Let’s do our part and get out and vote.


Lynn makes a key point about the impact of how we are raised, but she also recognizes, as I do, that we have the responsibility to make and own change, and not make excuses “just because” we were born at a certain time, raised a certain way, taught certain things, or with certain privileges, or with certain challenges.  We are all born as impressionable young beings – affected by our environment, our role models, and our dreams, when we begin to have them.  We are born infants – whether girls or boys – equally new to the world, equally cute, and equally idealistic about what can be.  As we grow up, influenced as we are with “I will do that, too” or “I will never be like that,” we make our own path.  We are all still equals – but not always recognized as such.

It takes people like Ruth Bader Ginsburg, who is recognized as a leader by women and men, who is motivated to look beyond herself, driven for the greater good, to impact the lives of others (ALL others) as well as her own.  While Lynn is blunt and strong on her views of “wealthy white men,” it’s only because she is so passionate about peace, equality, respect and kindness, and how it is lacking in the current world of divisiveness, disrespect, inequality, injustice and downright rudeness . . . even in a pandemic, which by nature, should disrupt the status quo. 

One of my concerns with losing someone like RBG (I feel like I can call her this!), is that we lose a beacon of hope and equality. Just look at how the pandemic, with kids being homeschooled, is causing moms more than dads to leave the workforce (or their home office desks), given the demands and responsibility of educating their children. 

Another concern is that there seems to be a rush on replacing RBG  – with someone that is not an equalitarian but an extremist.  Why must we go backward rather than forward for women’s rights?  Why is it that caring for the many is rejected so that the elite few can benefit?  Why is lining wealthy pockets more important than protecting the planet.  If I hear another “ancient astronaut theorist” talk about going to Mars, I’m going to scream.  Do we really think we can do better elsewhere?  Will we be different?  We can all do better – we must do better.  Let’s get it right here.  Let’s fix what’s wrong rather than think of fixing another place to make it inhabitable.  Let’s make our planet inhabitable for the future – for the next generation (it may take a generation to fix) and the one after that.  We owe them that much and more.  Whew.  I consider myself an optimist, but these are strange times!

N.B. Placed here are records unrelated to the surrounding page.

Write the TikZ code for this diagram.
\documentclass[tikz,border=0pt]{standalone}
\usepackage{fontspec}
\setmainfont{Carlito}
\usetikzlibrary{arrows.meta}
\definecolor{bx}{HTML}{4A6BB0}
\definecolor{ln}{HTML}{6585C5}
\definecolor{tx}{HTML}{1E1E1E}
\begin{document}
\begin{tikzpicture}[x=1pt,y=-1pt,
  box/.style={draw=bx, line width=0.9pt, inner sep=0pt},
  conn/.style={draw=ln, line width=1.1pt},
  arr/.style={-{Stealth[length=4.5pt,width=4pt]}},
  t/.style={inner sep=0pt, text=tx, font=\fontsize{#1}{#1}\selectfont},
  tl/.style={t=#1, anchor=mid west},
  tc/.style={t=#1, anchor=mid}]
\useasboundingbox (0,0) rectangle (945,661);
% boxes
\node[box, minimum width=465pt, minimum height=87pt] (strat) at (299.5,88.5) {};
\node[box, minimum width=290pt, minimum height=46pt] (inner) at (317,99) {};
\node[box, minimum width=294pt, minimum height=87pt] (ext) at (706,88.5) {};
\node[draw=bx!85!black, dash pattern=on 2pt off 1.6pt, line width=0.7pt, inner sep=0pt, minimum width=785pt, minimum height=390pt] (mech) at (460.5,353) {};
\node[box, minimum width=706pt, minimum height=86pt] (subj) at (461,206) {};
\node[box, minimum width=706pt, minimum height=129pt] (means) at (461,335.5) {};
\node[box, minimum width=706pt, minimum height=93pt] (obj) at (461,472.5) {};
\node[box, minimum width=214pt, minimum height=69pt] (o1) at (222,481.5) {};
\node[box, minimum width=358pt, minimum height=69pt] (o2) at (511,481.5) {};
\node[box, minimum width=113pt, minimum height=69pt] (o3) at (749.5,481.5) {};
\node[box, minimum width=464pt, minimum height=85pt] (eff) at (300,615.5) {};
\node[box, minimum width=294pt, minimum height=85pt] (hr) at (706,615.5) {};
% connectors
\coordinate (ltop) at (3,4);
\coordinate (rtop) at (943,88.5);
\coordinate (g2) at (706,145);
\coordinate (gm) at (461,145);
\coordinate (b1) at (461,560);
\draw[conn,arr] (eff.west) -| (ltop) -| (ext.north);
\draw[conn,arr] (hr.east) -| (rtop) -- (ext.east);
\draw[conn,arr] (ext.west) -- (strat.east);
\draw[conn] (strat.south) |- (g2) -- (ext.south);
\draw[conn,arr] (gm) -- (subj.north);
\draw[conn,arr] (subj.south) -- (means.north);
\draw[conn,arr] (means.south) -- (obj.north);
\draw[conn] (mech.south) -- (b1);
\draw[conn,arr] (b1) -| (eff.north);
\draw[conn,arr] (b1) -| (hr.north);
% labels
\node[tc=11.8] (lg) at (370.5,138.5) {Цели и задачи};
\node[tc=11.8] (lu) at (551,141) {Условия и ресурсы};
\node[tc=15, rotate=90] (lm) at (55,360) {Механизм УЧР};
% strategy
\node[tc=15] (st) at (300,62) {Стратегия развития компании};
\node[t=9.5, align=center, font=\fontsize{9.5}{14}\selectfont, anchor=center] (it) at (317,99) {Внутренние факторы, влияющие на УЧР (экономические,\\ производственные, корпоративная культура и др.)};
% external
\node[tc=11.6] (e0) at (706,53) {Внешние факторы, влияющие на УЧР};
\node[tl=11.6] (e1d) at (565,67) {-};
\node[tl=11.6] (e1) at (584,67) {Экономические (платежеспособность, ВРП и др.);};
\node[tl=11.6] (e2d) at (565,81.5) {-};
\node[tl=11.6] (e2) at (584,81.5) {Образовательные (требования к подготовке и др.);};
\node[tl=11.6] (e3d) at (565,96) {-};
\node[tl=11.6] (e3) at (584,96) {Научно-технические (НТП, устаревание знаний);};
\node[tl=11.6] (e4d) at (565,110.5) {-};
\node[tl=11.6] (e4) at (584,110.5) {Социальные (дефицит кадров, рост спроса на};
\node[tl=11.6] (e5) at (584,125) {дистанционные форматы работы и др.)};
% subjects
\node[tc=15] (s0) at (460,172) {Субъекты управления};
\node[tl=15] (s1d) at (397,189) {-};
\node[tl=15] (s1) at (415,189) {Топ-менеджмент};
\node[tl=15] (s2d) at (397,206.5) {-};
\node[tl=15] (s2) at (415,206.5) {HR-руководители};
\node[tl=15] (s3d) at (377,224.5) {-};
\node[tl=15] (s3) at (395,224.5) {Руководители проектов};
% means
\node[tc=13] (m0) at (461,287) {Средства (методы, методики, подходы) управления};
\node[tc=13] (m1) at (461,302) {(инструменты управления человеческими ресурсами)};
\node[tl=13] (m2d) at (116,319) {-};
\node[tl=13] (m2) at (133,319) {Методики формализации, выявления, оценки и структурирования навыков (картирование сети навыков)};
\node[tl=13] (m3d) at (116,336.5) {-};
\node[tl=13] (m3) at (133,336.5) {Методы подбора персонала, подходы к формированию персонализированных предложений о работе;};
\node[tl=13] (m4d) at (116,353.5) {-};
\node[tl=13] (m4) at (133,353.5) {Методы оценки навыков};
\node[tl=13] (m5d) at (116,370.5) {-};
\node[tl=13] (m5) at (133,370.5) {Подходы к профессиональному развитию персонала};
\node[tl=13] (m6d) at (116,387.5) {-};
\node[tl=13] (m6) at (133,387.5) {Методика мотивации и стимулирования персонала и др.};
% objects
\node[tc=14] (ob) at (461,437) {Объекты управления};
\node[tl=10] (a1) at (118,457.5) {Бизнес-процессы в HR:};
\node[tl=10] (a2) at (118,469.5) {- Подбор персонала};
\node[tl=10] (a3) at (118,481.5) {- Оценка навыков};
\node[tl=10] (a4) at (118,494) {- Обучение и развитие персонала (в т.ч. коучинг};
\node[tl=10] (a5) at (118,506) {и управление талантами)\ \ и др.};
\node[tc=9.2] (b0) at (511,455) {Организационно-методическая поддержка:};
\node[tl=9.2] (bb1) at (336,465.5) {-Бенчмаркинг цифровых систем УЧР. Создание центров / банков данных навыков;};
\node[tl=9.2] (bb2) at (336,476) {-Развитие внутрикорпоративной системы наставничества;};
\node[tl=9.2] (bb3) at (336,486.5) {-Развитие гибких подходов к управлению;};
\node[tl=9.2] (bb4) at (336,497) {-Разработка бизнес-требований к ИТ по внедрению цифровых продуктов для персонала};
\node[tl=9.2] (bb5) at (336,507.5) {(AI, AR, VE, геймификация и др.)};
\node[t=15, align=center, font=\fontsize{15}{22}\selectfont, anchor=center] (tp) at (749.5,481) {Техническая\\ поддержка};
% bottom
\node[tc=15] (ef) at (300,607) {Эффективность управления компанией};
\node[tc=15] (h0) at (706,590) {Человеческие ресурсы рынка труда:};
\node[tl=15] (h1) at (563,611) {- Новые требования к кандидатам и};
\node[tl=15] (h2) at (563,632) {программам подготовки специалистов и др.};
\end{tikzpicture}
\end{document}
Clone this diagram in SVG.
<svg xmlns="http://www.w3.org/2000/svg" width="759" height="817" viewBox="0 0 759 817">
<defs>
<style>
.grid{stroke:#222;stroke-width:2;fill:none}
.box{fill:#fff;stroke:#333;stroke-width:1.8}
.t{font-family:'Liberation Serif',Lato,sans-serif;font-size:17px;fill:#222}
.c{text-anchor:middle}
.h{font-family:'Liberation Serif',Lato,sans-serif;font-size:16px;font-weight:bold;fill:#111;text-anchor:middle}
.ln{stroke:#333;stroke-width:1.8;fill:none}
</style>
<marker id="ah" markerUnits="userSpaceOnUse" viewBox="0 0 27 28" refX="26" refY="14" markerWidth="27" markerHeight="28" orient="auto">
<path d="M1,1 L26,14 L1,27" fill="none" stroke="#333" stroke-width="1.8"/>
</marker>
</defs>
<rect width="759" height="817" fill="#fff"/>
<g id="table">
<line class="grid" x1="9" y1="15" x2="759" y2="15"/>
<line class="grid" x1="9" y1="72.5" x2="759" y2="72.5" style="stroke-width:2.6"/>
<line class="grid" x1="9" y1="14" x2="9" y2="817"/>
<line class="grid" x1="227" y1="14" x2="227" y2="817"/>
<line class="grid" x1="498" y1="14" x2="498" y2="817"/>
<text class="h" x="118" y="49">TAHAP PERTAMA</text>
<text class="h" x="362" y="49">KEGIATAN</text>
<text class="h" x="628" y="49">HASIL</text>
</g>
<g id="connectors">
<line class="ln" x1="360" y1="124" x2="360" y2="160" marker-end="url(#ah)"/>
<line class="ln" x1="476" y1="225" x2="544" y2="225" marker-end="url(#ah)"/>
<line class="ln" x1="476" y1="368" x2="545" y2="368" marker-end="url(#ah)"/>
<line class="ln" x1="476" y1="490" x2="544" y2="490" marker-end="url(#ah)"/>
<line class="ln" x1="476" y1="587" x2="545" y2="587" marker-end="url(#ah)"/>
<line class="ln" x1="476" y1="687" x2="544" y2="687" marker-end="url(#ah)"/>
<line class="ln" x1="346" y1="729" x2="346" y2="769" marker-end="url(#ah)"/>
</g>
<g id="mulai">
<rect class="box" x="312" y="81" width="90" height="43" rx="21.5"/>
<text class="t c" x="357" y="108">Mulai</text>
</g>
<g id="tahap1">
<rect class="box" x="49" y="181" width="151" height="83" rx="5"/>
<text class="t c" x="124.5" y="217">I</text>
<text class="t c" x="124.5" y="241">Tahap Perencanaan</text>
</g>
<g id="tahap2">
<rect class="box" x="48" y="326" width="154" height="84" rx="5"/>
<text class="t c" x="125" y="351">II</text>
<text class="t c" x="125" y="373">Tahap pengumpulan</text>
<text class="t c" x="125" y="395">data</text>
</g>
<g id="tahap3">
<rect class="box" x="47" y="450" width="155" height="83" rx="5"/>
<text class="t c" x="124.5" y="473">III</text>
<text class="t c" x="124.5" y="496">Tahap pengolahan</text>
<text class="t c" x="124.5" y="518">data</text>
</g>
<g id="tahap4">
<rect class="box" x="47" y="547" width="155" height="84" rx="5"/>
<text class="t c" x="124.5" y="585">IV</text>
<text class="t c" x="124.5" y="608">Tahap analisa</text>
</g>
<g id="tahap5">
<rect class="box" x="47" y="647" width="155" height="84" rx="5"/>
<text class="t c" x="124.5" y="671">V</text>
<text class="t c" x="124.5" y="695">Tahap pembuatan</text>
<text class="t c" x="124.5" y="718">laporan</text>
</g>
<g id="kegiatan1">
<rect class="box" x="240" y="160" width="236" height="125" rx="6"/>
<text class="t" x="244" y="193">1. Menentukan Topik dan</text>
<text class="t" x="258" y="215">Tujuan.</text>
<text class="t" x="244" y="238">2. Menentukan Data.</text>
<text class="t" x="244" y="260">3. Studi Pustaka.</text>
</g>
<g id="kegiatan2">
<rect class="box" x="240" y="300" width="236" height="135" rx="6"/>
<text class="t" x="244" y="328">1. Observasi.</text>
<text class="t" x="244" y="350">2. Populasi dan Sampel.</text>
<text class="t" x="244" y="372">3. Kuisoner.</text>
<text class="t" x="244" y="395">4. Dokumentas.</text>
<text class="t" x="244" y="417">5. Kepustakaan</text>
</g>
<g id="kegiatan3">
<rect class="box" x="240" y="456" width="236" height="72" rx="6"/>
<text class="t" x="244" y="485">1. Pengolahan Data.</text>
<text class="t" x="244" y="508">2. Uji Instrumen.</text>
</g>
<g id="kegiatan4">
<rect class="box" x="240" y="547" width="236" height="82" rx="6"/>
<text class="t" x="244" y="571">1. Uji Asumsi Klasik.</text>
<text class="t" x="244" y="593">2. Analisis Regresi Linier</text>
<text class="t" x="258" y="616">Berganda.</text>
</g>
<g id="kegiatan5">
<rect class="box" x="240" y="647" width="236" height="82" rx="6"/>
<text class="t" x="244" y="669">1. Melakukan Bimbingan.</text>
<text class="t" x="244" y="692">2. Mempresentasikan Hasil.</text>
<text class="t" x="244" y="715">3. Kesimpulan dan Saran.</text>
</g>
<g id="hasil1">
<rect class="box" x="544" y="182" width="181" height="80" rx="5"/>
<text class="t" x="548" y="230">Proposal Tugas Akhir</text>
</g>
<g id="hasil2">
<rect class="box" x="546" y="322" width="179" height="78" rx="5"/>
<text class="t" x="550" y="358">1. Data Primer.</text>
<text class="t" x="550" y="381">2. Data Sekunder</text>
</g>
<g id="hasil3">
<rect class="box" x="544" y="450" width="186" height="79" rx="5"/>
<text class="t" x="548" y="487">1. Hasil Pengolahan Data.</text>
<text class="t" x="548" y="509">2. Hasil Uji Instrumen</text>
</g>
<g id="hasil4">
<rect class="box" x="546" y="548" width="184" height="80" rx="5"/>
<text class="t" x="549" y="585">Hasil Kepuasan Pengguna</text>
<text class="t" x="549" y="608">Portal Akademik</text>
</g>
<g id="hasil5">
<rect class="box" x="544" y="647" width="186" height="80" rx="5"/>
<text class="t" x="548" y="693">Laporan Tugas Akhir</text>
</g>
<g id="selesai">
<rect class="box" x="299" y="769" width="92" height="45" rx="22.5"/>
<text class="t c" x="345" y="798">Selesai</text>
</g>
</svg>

As Lynn describes, we have made a lot of progress in society, but clearly not enough.  Voting is one way to drive change.  Whatever way you may vote, VOTE, and let’s hope for a landslide one way or the other so we can avoid a recount of mail-in ballots!  I don’t think we want a the Supreme Court to determine the outcome of the election.  We are the people, it is our choice, and it is our responsibility.  PLEASE VOTE.  If not for yourself, vote in honor of RBG!

Our Question for You:

Who is the “RBG” in your life that inspires you?